• [DATA EXTRACT]
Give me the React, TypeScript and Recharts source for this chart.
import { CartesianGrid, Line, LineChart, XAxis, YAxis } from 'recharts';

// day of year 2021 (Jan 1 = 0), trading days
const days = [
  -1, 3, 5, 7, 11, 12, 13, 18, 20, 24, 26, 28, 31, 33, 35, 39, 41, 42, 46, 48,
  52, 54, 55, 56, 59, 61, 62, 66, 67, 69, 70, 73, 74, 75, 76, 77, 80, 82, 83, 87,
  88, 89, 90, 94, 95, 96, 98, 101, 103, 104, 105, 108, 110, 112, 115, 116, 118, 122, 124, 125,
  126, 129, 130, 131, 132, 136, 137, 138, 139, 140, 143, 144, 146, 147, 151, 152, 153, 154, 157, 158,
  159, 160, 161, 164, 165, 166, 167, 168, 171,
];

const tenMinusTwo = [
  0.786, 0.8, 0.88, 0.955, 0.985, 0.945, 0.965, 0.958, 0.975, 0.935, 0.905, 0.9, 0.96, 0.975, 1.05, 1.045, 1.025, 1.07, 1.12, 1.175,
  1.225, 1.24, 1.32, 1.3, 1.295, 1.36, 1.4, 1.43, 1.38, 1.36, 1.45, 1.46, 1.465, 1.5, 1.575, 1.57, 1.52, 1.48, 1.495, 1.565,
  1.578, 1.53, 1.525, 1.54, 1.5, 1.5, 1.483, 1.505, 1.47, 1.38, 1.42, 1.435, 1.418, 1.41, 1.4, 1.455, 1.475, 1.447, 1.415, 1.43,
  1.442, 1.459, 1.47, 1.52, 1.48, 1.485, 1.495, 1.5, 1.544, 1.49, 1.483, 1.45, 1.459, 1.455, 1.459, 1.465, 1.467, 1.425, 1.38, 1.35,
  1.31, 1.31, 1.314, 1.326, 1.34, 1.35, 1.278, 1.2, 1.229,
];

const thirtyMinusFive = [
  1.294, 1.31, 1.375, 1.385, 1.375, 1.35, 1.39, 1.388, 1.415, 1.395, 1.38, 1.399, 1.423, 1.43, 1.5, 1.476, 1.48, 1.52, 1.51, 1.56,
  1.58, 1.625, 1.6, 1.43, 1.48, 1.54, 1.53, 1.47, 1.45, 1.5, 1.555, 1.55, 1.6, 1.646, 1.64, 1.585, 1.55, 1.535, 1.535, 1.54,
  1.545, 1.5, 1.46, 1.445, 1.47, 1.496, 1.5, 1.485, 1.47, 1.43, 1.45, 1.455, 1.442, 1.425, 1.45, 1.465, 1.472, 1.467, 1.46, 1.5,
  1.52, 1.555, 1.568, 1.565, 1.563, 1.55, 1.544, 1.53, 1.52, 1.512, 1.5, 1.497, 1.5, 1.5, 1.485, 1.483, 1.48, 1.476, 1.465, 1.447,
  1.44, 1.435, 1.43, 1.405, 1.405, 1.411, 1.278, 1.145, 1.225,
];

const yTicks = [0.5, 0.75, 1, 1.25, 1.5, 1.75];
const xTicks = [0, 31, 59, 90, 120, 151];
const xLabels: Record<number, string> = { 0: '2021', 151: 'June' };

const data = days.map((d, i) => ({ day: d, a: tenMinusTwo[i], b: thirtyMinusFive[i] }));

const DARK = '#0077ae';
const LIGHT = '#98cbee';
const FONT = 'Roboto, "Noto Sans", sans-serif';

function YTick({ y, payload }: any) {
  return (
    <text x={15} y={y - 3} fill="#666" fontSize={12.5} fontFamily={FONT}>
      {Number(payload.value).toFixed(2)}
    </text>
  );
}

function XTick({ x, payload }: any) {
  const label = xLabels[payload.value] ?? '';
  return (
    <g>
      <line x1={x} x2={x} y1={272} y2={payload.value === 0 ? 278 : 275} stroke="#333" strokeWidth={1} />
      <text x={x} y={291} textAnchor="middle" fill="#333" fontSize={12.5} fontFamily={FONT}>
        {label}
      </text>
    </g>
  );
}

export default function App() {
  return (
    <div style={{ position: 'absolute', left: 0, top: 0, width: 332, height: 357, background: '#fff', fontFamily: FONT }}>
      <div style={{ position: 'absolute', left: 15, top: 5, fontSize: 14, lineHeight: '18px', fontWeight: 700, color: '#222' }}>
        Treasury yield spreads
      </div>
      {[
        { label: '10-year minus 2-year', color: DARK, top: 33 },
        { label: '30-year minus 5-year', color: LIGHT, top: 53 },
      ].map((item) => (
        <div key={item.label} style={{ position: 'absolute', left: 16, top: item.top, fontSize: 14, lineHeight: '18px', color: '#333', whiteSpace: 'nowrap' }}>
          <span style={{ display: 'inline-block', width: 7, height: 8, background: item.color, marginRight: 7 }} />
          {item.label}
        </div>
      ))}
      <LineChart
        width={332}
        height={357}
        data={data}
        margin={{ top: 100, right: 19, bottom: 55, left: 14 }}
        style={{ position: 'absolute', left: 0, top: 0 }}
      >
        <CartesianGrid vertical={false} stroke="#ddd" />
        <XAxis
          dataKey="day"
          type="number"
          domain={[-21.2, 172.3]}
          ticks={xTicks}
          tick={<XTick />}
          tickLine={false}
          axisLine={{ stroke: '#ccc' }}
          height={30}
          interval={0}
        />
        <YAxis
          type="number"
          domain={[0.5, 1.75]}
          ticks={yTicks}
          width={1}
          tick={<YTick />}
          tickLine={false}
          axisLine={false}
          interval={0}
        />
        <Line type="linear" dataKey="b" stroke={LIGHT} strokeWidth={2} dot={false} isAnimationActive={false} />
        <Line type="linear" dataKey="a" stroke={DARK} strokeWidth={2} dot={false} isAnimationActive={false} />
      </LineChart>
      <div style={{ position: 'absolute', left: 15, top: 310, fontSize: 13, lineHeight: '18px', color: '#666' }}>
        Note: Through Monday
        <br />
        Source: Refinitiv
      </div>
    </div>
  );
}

• [GIVEN INSTRUCTION] Set down every line of the listing above again, exactly as given.

• [OUTPUT OF THE TASK]
Give me the React, TypeScript and Recharts source for this chart.
import { CartesianGrid, Line, LineChart, XAxis, YAxis } from 'recharts';

// day of year 2021 (Jan 1 = 0), trading days
const days = [
  -1, 3, 5, 7, 11, 12, 13, 18, 20, 24, 26, 28, 31, 33, 35, 39, 41, 42, 46, 48,
  52, 54, 55, 56, 59, 61, 62, 66, 67, 69, 70, 73, 74, 75, 76, 77, 80, 82, 83, 87,
  88, 89, 90, 94, 95, 96, 98, 101, 103, 104, 105, 108, 110, 112, 115, 116, 118, 122, 124, 125,
  126, 129, 130, 131, 132, 136, 137, 138, 139, 140, 143, 144, 146, 147, 151, 152, 153, 154, 157, 158,
  159, 160, 161, 164, 165, 166, 167, 168, 171,
];

const tenMinusTwo = [
  0.786, 0.8, 0.88, 0.955, 0.985, 0.945, 0.965, 0.958, 0.975, 0.935, 0.905, 0.9, 0.96, 0.975, 1.05, 1.045, 1.025, 1.07, 1.12, 1.175,
  1.225, 1.24, 1.32, 1.3, 1.295, 1.36, 1.4, 1.43, 1.38, 1.36, 1.45, 1.46, 1.465, 1.5, 1.575, 1.57, 1.52, 1.48, 1.495, 1.565,
  1.578, 1.53, 1.525, 1.54, 1.5, 1.5, 1.483, 1.505, 1.47, 1.38, 1.42, 1.435, 1.418, 1.41, 1.4, 1.455, 1.475, 1.447, 1.415, 1.43,
  1.442, 1.459, 1.47, 1.52, 1.48, 1.485, 1.495, 1.5, 1.544, 1.49, 1.483, 1.45, 1.459, 1.455, 1.459, 1.465, 1.467, 1.425, 1.38, 1.35,
  1.31, 1.31, 1.314, 1.326, 1.34, 1.35, 1.278, 1.2, 1.229,
];

const thirtyMinusFive = [
  1.294, 1.31, 1.375, 1.385, 1.375, 1.35, 1.39, 1.388, 1.415, 1.395, 1.38, 1.399, 1.423, 1.43, 1.5, 1.476, 1.48, 1.52, 1.51, 1.56,
  1.58, 1.625, 1.6, 1.43, 1.48, 1.54, 1.53, 1.47, 1.45, 1.5, 1.555, 1.55, 1.6, 1.646, 1.64, 1.585, 1.55, 1.535, 1.535, 1.54,
  1.545, 1.5, 1.46, 1.445, 1.47, 1.496, 1.5, 1.485, 1.47, 1.43, 1.45, 1.455, 1.442, 1.425, 1.45, 1.465, 1.472, 1.467, 1.46, 1.5,
  1.52, 1.555, 1.568, 1.565, 1.563, 1.55, 1.544, 1.53, 1.52, 1.512, 1.5, 1.497, 1.5, 1.5, 1.485, 1.483, 1.48, 1.476, 1.465, 1.447,
  1.44, 1.435, 1.43, 1.405, 1.405, 1.411, 1.278, 1.145, 1.225,
];

const yTicks = [0.5, 0.75, 1, 1.25, 1.5, 1.75];
const xTicks = [0, 31, 59, 90, 120, 151];
const xLabels: Record<number, string> = { 0: '2021', 151: 'June' };

const data = days.map((d, i) => ({ day: d, a: tenMinusTwo[i], b: thirtyMinusFive[i] }));

const DARK = '#0077ae';
const LIGHT = '#98cbee';
const FONT = 'Roboto, "Noto Sans", sans-serif';

function YTick({ y, payload }: any) {
  return (
    <text x={15} y={y - 3} fill="#666" fontSize={12.5} fontFamily={FONT}>
      {Number(payload.value).toFixed(2)}
    </text>
  );
}

function XTick({ x, payload }: any) {
  const label = xLabels[payload.value] ?? '';
  return (
    <g>
      <line x1={x} x2={x} y1={272} y2={payload.value === 0 ? 278 : 275} stroke="#333" strokeWidth={1} />
      <text x={x} y={291} textAnchor="middle" fill="#333" fontSize={12.5} fontFamily={FONT}>
        {label}
      </text>
    </g>
  );
}

export default function App() {
  return (
    <div style={{ position: 'absolute', left: 0, top: 0, width: 332, height: 357, background: '#fff', fontFamily: FONT }}>
      <div style={{ position: 'absolute', left: 15, top: 5, fontSize: 14, lineHeight: '18px', fontWeight: 700, color: '#222' }}>
        Treasury yield spreads
      </div>
      {[
        { label: '10-year minus 2-year', color: DARK, top: 33 },
        { label: '30-year minus 5-year', color: LIGHT, top: 53 },
      ].map((item) => (
        <div key={item.label} style={{ position: 'absolute', left: 16, top: item.top, fontSize: 14, lineHeight: '18px', color: '#333', whiteSpace: 'nowrap' }}>
          <span style={{ display: 'inline-block', width: 7, height: 8, background: item.color, marginRight: 7 }} />
          {item.label}
        </div>
      ))}
      <LineChart
        width={332}
        height={357}
        data={data}
        margin={{ top: 100, right: 19, bottom: 55, left: 14 }}
        style={{ position: 'absolute', left: 0, top: 0 }}
      >
        <CartesianGrid vertical={false} stroke="#ddd" />
        <XAxis
          dataKey="day"
          type="number"
          domain={[-21.2, 172.3]}
          ticks={xTicks}
          tick={<XTick />}
          tickLine={false}
          axisLine={{ stroke: '#ccc' }}
          height={30}
          interval={0}
        />
        <YAxis
          type="number"
          domain={[0.5, 1.75]}
          ticks={yTicks}
          width={1}
          tick={<YTick />}
          tickLine={false}
          axisLine={false}
          interval={0}
        />
        <Line type="linear" dataKey="b" stroke={LIGHT} strokeWidth={2} dot={false} isAnimationActive={false} />
        <Line type="linear" dataKey="a" stroke={DARK} strokeWidth={2} dot={false} isAnimationActive={false} />
      </LineChart>
      <div style={{ position: 'absolute', left: 15, top: 310, fontSize: 13, lineHeight: '18px', color: '#666' }}>
        Note: Through Monday
        <br />
        Source: Refinitiv
      </div>
    </div>
  );
}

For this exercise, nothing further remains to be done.